The bid from Envirotest included a pledge to spend a sizable amount of money to "educate the public" about the testing program. The state required a public-relations budget of 17 cents per vehicle tested. Citing its experience that "successful programs allocate from 35 to 45 cents per vehicle test for public information," Envirotest proposed more than doubling the state's suggested amount, budgeting $1.9 million.

So far, that money has paid few dividends. Battling technical glitches that left some drivers waiting in line for two hours or more, Envirotest and state officials were already losing the battle for public support when talk-show host Peter Boyles of KTLK-AM arranged to send through the emissions test three cars that had been set up to fail. All three of the vehicles were given passing grades on the supposedly more rigorous and sophisticated I/M 240 test. After Boyles put his findings on the air, state officials were forced to reveal that they had been using a standard four times lower than that of the old tailpipe idle test--an intentional effort to mollify car owners peeved by the new program. The red-faced officials explained the program was in a "phase-in" period, during which standards would gradually be toughened.

Boyles's ploy still has Envirotest fuming. Spokesman Joe McKeon calls the incident "an outrage" and claims Envirotest personnel saw Boyles's mechanic disable one vehicle after it passed the emissions test. "I've listened to his show, and there's not a shred of truth in anything Peter Boyles says about the program," McKeon says. Boyles says he stands by his investigation. "The old test caught those cars," says the talk-show host. "Mr. McKeon's test did not. How am I a liar?"

Critics of centralized testing say there are other far cheaper and more efficient systems for monitoring auto exhaust. The choice of many who resent the EPA's preferred program is "remote sensing," a system invented at the University of Denver that uses an infrared beam to measure levels of carbon monoxide and nitrogen oxides in the tailpipe exhaust of vehicles passing by a roadside station.
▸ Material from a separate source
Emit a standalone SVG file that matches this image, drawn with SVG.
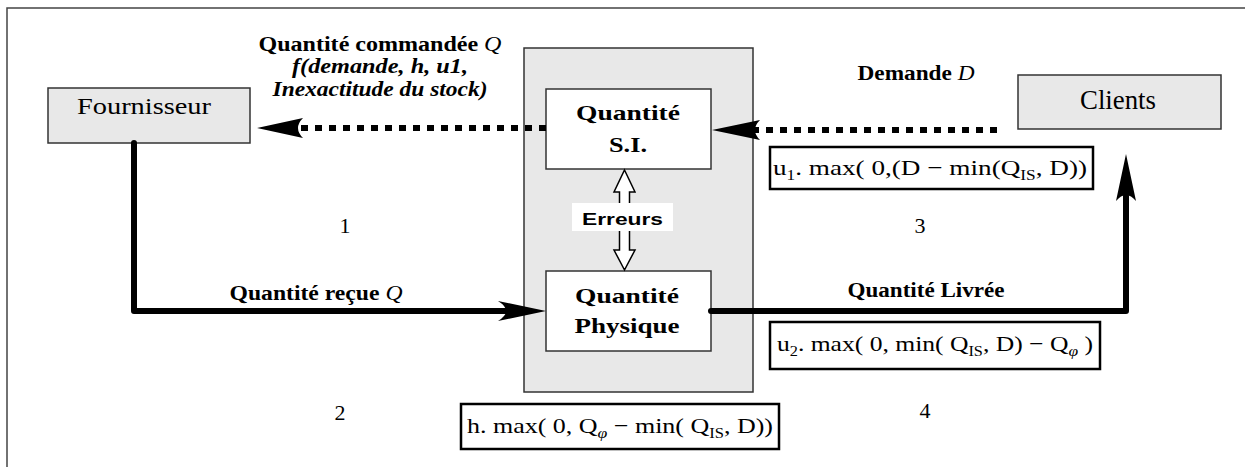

"There's far more hard data concerning the merits of remote sensing as a method of cleaning the air than there is for centralized testing," says Glendale mayor Steve Ward, who has served on the Regional Air Quality Council and who formerly headed the governor's Alternative Fuels Task Force. Ward cites research comparing carbon-monoxide reductions in metro areas across the country. Areas where centralized testing was used showed no greater reductions than areas without such testing.

DU chemistry professor Donald Stedman, who developed remote sensing with research scientist Gary Bishop, says the equipment can accurately analyze emissions at a cost of 50 cents per vehicle. Detractors maintain that the device is prone to mistakes due to wind currents, the proximity of vehicles to one another on the road, whether the car is still cold from a recent start, and other variables.

The federal Clean Air Act of 1990, however, mandates that Colorado at least study the viability of remote sensing. One study will begin in the metro area this year, says Michael O'Toole of the state health department's air quality control division. Another will gear up in Greeley in 1996.

If those studies point to remote sensing as the wave of the future in emissions testing, Envirotest won't complain too loudly. Chester Davenport's company acquired the rights to Stedman and Bishop's technology last year.